*RECORDED INFORMATION:*
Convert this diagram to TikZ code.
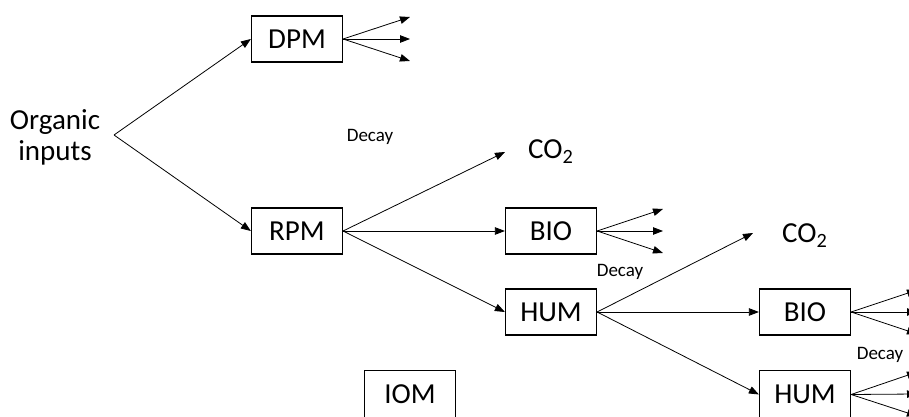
\documentclass[tikz,border=0pt]{standalone}
\usepackage{fontspec}
\setmainfont{Carlito}
\usetikzlibrary{arrows.meta}
\tikzset{
  pool/.style={draw, line width=1.2pt, minimum width=91pt, minimum height=46pt, inner sep=0pt, font=\fontsize{29}{31}\selectfont},
  big/.style={inner sep=0pt, font=\fontsize{29}{31}\selectfont},
  small/.style={inner sep=0pt, font=\fontsize{19}{22}\selectfont},
  flow/.style={line width=0.8pt, -{Triangle[length=10pt,width=7.5pt]}},
}
\begin{document}
\begin{tikzpicture}[x=1pt,y=1pt]
\clip (0,0) rectangle (909,417);
\fill[white] (0,0) rectangle (909,417);
% texts
\node[big, align=center, anchor=north] (org) at (55,308) {Organic\\inputs};
\coordinate (apex) at (114,282);
\node[small, anchor=base] (decay1) at (370,275) {Decay};
\node[small, anchor=base] (decay2) at (620,140) {Decay};
\node[small, anchor=base] (decay3) at (880,57) {Decay};
\node[big, anchor=base west] (co2a) at (528,258) {CO\textsubscript{2}};
\node[big, anchor=base west] (co2b) at (782,174) {CO\textsubscript{2}};
% pools
\node[pool] (dpm) at (297,378) {DPM};
\node[pool] (rpm) at (297,186) {RPM};
\node[pool] (bio1) at (551,186) {BIO};
\node[pool] (hum1) at (551,105) {HUM};
\node[pool] (bio2) at (805,105) {BIO};
\node[pool, minimum height=48pt] (hum2) at (805,22.5) {HUM};
\node[pool, minimum height=48pt] (iom) at (410,22.5) {IOM};
% free ends
\coordinate (d1) at (410,400);
\coordinate (d2) at (410,378);
\coordinate (d3) at (410,356);
\coordinate (ca) at (505,265);
\coordinate (b1) at (663,208);
\coordinate (b2) at (663,186);
\coordinate (b3) at (663,164);
\coordinate (cb) at (753,184);
\coordinate (e1) at (917,127);
\coordinate (e2) at (917,105);
\coordinate (e3) at (917,83);
\coordinate (f1) at (917,45);
\coordinate (f2) at (917,23);
\coordinate (f3) at (917,1);
% connectors
\draw[flow] (apex) -- (dpm.west);
\draw[flow] (apex) -- (rpm.west);
\draw[flow] (dpm.east) -- (d1);
\draw[flow] (dpm.east) -- (d2);
\draw[flow] (dpm.east) -- (d3);
\draw[flow] (rpm.east) -- (ca);
\draw[flow] (rpm.east) -- (bio1.west);
\draw[flow] (rpm.east) -- (hum1.west);
\draw[flow] (bio1.east) -- (b1);
\draw[flow] (bio1.east) -- (b2);
\draw[flow] (bio1.east) -- (b3);
\draw[flow] (hum1.east) -- (cb);
\draw[flow] (hum1.east) -- (bio2.west);
\draw[flow] (hum1.east) -- (hum2.west);
\draw[flow] (bio2.east) -- (e1);
\draw[flow] (bio2.east) -- (e2);
\draw[flow] (bio2.east) -- (e3);
\draw[flow] (hum2.east) -- (f1);
\draw[flow] (hum2.east) -- (f2);
\draw[flow] (hum2.east) -- (f3);
\end{tikzpicture}
\end{document}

*TASK REQUIREMENTS:*
Repeat the data above exactly, but not the pictures.

*WRITTEN SOLUTION:*
Convert this diagram to TikZ code.
\documentclass[tikz,border=0pt]{standalone}
\usepackage{fontspec}
\setmainfont{Carlito}
\usetikzlibrary{arrows.meta}
\tikzset{
  pool/.style={draw, line width=1.2pt, minimum width=91pt, minimum height=46pt, inner sep=0pt, font=\fontsize{29}{31}\selectfont},
  big/.style={inner sep=0pt, font=\fontsize{29}{31}\selectfont},
  small/.style={inner sep=0pt, font=\fontsize{19}{22}\selectfont},
  flow/.style={line width=0.8pt, -{Triangle[length=10pt,width=7.5pt]}},
}
\begin{document}
\begin{tikzpicture}[x=1pt,y=1pt]
\clip (0,0) rectangle (909,417);
\fill[white] (0,0) rectangle (909,417);
% texts
\node[big, align=center, anchor=north] (org) at (55,308) {Organic\\inputs};
\coordinate (apex) at (114,282);
\node[small, anchor=base] (decay1) at (370,275) {Decay};
\node[small, anchor=base] (decay2) at (620,140) {Decay};
\node[small, anchor=base] (decay3) at (880,57) {Decay};
\node[big, anchor=base west] (co2a) at (528,258) {CO\textsubscript{2}};
\node[big, anchor=base west] (co2b) at (782,174) {CO\textsubscript{2}};
% pools
\node[pool] (dpm) at (297,378) {DPM};
\node[pool] (rpm) at (297,186) {RPM};
\node[pool] (bio1) at (551,186) {BIO};
\node[pool] (hum1) at (551,105) {HUM};
\node[pool] (bio2) at (805,105) {BIO};
\node[pool, minimum height=48pt] (hum2) at (805,22.5) {HUM};
\node[pool, minimum height=48pt] (iom) at (410,22.5) {IOM};
% free ends
\coordinate (d1) at (410,400);
\coordinate (d2) at (410,378);
\coordinate (d3) at (410,356);
\coordinate (ca) at (505,265);
\coordinate (b1) at (663,208);
\coordinate (b2) at (663,186);
\coordinate (b3) at (663,164);
\coordinate (cb) at (753,184);
\coordinate (e1) at (917,127);
\coordinate (e2) at (917,105);
\coordinate (e3) at (917,83);
\coordinate (f1) at (917,45);
\coordinate (f2) at (917,23);
\coordinate (f3) at (917,1);
% connectors
\draw[flow] (apex) -- (dpm.west);
\draw[flow] (apex) -- (rpm.west);
\draw[flow] (dpm.east) -- (d1);
\draw[flow] (dpm.east) -- (d2);
\draw[flow] (dpm.east) -- (d3);
\draw[flow] (rpm.east) -- (ca);
\draw[flow] (rpm.east) -- (bio1.west);
\draw[flow] (rpm.east) -- (hum1.west);
\draw[flow] (bio1.east) -- (b1);
\draw[flow] (bio1.east) -- (b2);
\draw[flow] (bio1.east) -- (b3);
\draw[flow] (hum1.east) -- (cb);
\draw[flow] (hum1.east) -- (bio2.west);
\draw[flow] (hum1.east) -- (hum2.west);
\draw[flow] (bio2.east) -- (e1);
\draw[flow] (bio2.east) -- (e2);
\draw[flow] (bio2.east) -- (e3);
\draw[flow] (hum2.east) -- (f1);
\draw[flow] (hum2.east) -- (f2);
\draw[flow] (hum2.east) -- (f3);
\end{tikzpicture}
\end{document}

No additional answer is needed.